I had a one day stopover in Kathmandu today for meetings with Radio Nepal and Nepal Television. The radio meetings were in the morning, and afterwards I was treated to lunch by Radio Nepal at Babar Mahal Revisited – a complex of old palace buildings that were built in the early 1900s and which have now been renovated into upmarket shops and galleries selling clothes, antiques and handicrafts:

The complex was nearly deserted when I was there. The shops looked expensive, so I guess they were catering only for wealthy overseas visitors. My hosts told me that the political unrest in Nepal was deterring many tourists from visiting the country, and those that were coming were mainly backpackers – and they certainly wouldn't be shopping at Babar Mahal Revisited.

We headed to a restaurant upstairs called Baithak from where we had a lovely view over a central courtyard, shaded by a jacaranda tree:

The restaurant was almost deserted too, except for two locals who were having an early lunch ahead of us:

The maitre d' handed us a menu prepared specially for us on parchment paper which explained the background to the food that we would be eating. It read:

“For a little over a century (1846 – 1951) the tiny Himalayan kingdom of Nepal was ruled by the Rana Maharajas, a dynasty of hereditary prime ministers popularly remembered for opulent European palaces and autocratic rules. The glamour of court life in the Rana years derived from an eclectic mix of the best from many worlds, imported worlds that is, from Japanese horticulture to French musical instruments, Belgian crystal, British tailoring. Italain marble and Chinese decorative arts”

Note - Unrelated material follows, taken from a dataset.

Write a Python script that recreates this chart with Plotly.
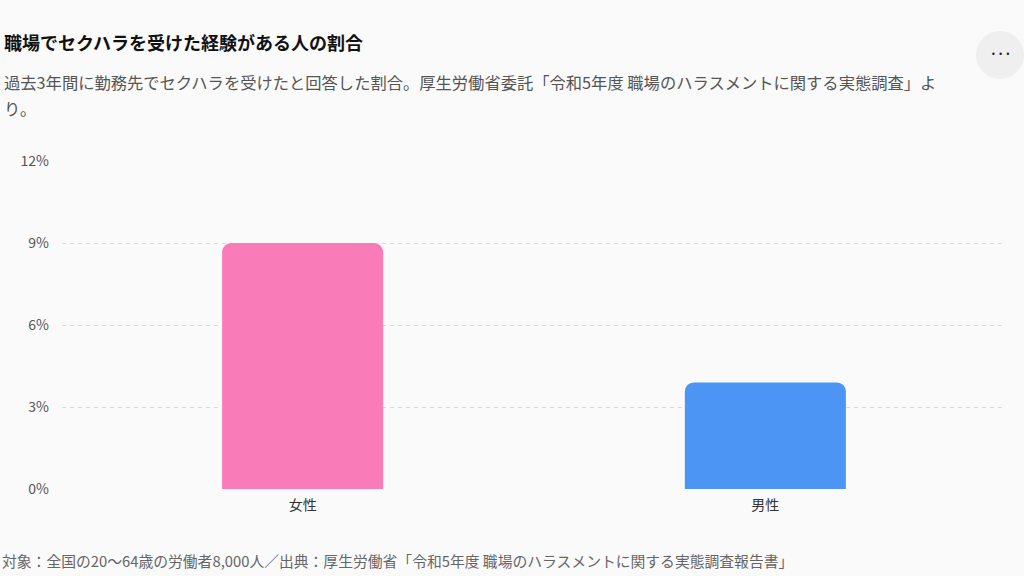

(I wondered who had written this and described the prime ministers as being “popularly” remembered for their opulent lifestyles. But I didn't like to ask and spoil the atmosphere).

The menu went on:

“While artistic taste leaned to the West, the cuisine of the Ranas stayed closer to home, borrowing heavily from the nearby Moghul Court of North India. From the Moghul palaces came Muslim cooks called khansamas who developed an array of Nepalese-Indian hybrids in tandem with the traditional Nepalese Brahman female cooks (bajais). The Rana cuisine is at once more refined and subtle than the Nepalese and Moghul dishes which it incorporates.”

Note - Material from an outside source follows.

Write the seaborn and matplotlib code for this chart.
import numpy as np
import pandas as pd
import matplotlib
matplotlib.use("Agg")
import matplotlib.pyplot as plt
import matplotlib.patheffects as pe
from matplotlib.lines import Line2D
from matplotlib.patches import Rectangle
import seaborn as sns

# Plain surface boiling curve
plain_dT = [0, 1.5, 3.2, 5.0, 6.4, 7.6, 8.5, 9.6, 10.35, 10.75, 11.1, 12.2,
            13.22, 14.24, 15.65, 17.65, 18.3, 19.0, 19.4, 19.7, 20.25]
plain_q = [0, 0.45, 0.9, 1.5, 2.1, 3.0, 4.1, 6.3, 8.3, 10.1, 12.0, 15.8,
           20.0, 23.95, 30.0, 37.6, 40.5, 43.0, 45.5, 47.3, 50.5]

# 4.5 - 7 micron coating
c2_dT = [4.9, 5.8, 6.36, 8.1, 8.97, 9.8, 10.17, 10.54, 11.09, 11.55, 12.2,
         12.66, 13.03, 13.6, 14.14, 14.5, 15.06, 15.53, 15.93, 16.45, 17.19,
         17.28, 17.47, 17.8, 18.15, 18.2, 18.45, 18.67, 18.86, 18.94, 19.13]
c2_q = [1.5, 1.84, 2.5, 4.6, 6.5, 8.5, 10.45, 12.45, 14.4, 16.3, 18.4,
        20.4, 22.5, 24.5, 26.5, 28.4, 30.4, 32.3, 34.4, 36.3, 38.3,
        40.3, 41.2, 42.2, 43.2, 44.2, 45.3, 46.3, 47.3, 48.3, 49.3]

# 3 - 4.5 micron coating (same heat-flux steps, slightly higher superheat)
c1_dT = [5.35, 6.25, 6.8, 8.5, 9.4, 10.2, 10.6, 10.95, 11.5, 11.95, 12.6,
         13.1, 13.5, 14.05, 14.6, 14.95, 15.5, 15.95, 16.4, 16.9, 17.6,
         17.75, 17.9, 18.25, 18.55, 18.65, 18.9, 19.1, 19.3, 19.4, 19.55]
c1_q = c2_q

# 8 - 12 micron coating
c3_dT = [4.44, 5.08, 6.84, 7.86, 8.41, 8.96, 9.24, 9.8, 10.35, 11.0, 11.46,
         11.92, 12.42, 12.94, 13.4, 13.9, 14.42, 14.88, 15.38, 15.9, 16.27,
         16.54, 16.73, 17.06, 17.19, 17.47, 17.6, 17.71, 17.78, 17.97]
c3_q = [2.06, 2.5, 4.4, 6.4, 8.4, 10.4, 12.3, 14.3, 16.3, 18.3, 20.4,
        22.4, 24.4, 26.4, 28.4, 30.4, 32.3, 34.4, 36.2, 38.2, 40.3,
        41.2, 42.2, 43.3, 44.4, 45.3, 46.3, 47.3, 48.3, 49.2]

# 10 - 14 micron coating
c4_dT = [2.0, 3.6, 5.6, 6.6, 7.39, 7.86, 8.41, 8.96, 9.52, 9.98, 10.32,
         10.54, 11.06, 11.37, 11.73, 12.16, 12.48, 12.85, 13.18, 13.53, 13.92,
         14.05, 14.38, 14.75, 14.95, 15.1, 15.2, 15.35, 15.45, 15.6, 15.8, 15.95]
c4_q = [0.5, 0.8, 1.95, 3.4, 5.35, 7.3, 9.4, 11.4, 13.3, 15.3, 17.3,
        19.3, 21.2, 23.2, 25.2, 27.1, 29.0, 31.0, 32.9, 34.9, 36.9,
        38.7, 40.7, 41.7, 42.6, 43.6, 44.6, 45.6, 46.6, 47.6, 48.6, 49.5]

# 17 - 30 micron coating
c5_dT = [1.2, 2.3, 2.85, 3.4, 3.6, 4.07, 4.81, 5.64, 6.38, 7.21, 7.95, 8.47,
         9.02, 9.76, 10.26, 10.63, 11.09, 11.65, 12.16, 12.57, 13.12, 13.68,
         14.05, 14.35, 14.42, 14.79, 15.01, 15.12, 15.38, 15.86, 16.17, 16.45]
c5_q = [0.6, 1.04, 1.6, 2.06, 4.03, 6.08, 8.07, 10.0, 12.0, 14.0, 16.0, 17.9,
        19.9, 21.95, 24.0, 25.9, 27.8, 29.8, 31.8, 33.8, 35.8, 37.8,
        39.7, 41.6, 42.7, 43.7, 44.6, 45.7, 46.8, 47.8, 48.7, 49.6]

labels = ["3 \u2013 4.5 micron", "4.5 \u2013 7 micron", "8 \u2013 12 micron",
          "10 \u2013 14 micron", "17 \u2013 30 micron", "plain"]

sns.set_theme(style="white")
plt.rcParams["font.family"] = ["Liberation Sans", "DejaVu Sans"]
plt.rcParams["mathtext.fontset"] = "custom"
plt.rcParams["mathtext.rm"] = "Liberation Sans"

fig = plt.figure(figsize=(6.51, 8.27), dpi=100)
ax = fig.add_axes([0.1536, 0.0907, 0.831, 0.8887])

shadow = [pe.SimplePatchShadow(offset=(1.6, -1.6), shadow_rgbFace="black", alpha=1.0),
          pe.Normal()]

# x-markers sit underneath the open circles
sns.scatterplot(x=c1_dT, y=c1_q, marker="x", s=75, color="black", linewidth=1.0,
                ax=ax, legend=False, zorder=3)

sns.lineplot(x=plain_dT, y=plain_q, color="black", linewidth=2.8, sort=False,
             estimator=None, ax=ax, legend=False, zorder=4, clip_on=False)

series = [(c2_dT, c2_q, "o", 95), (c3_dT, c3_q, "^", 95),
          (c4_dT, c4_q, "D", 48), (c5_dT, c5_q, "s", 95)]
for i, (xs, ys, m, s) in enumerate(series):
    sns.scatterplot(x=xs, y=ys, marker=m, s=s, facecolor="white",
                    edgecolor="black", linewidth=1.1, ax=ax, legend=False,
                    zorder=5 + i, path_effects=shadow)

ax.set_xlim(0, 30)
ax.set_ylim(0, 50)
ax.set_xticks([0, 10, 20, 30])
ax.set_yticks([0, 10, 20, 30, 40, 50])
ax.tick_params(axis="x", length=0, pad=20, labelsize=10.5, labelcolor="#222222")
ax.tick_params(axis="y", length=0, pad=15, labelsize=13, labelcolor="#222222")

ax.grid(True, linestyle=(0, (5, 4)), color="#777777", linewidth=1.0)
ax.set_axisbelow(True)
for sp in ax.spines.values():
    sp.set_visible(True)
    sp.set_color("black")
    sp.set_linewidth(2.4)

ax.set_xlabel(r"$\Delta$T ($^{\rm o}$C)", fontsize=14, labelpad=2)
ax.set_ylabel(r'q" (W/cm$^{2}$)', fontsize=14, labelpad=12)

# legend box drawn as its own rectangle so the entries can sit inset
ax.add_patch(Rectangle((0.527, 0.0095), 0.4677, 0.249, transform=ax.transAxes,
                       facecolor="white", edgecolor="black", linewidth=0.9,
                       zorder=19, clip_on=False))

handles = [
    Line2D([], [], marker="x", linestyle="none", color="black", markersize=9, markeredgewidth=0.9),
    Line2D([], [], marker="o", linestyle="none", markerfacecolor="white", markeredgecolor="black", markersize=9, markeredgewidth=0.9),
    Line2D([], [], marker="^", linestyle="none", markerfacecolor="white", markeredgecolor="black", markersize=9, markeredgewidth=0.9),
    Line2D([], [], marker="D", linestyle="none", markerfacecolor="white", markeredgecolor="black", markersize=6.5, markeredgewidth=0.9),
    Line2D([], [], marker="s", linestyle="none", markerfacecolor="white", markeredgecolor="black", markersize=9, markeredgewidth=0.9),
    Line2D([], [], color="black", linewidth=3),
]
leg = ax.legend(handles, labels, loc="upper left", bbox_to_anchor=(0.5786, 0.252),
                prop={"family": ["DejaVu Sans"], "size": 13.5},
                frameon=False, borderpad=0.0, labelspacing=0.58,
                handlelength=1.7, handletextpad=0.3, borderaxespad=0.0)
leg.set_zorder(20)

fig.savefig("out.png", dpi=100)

That all sounded pretty good to me as I love North Indian food, and I was not disappointed when the starters arrived. They comprised:

Chicken Momo (steamed chicken dumplings)
Maas Daal ko Bara (ground black lentils deep fried into fluffy balls)
Aaloo ko Achar (marinated and spiced potatoes)
Syamali, Kerau, Badam Sande ko (spiced marinated peas, riverweed and peanuts)

The riverweed was a little bitter, but everything else was very tasty.

Then came the main course served on individual silver platters:

The dishes on the platter comprised:

Khasi ko Bhutauwa (cubes of mutton cooked with spices)
Chara ko ledo (chicken cooked in an aromatic tomato gravy)
Lapsi hale ko Daal (black lentils cooked with lapsi – a fruit that that the maitre d' said was found only in Kathmandu)
Aaloo tare ko (spiced fried potatoes 'Rana style')
Kaauli Hariyo Pyaj (sautéed cauliflower with green onions)
Golbeda ko Achar (charcoal grilled tomatoes, spiced and ground to a pickle)
Kakro, Syano Kerau ko Achar (spiced cucumber and chickpeas marinated in a light yoghurt paste)
Basmati Bhuja (long grained rice simmered in water and clarified butter)

Every dish was delicious and combined on the one platter provided a real kaleidoscope of flavours and textures. We finished off the meal with something called Malpua Kurauni which was a Rana pancake with concentrated milk.

It was a delicious meal and I thanked my hosts letting me experience such interesting cuisine. I wondered how much the meal cost (I thought that it would have been quite expensive) but when I looked up a review of the restaurant on a Nepalese website later, it said the restaurant offered a 12 course Rana feast (which I guess is what we had) for 995 rupees (about US$13). Yes, that is very expensive by Nepalese standards, but for many overseas visitors it would be quite affordable for the quality of the food offered and the ambiance of the restaurant.